By Kelli E. Christiansen

Gov. Jim Thompson’s education spending plan falls $45 million short of what the Illinois Board of Higher Education needs to keep pace with inflation.

Thompson recommended a $128 million boost in general revenue fund spending or state taxes and lottery receipts for elementary through college education. The plan is less than 3 percent of general revenue fund spending.

The proposal is $188 million dollars less than the no-frills budget proposed by the IBHE.

“This is typical of the state government,” said NIU Student Regent Bob Tisch. “It’s not even close to what’s needed. It’s a pathetic situation.” Tisch is a Democratic candidate for the House of Representatives seat being vacated by John Countryman.

The state supports 39.9 percent of the total cost for public school operation. If the IBHE-proposed additional funds are passed, they would increase state funding by 1 percent.

Higher education received the least money from general revenue funds in Fiscal Year 1989 than all other levels of education and agencies such as public aid and corrections.

Education funding in Illinois has grown an average of 6.6 percent each year since 1985. This year, NIU spring semester tuition is $857 for 12 or more undergraduate hours.

During the 1988-89 academic year, students paid $125 surcharge per semester which was seen by many as a substitute for directly raising tuition.

Since 1977, state funding appropriated to public universities has increased about 83.7 percent. Tuition has grown by about 221 percent.

“The state appropriations’ side is not keeping up,” said Anne Kaplan, NIU executive assistant to the president.

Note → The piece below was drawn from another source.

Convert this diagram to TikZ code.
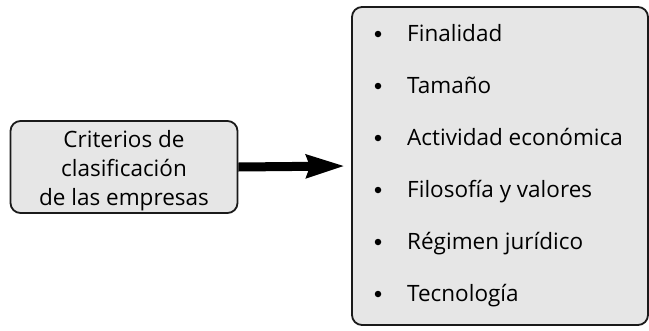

Kaplan said education officials know how much money is needed to run a university and know there are limited financial sources. Salaries make up the largest portion of university spending.

Fiscal Year 1988 was the first year since 1986 that faculty received salary increases. Salary increases were also awarded for FY89 and FY90.

Kaplan said there are long-term effects mixed with higher education budgets, such as the decreasing number of high school students entering colleges.

“As the number of students goes down, it leaves fewer students over whom we can spread costs,” she said. “There’s not a lot of fat—at least not in our (NIU) budget.”

Kaplan said “it may be a little early to react” because the final budget will not be released until March 7.

“We are currently operating under IBHE recommendations which are based on no tuition increase,” said NIU Provost Kendall Baker.

Although not wanting to raise tuition, IBHE Executive Director Richard Wagner said all revenue sources will have to be considered. The IBHE has not made a formal response to a tuition freeze request.

“We’re not backing off one inch,” said Brian Hopkins, Sangamon State University student Regent. Hopkins proposed a tuition freeze for Regency universities in January.

NIU, Illinois State University at Normal and Sangamon State University at Springfield are Regency universities governed by the Board of Regents.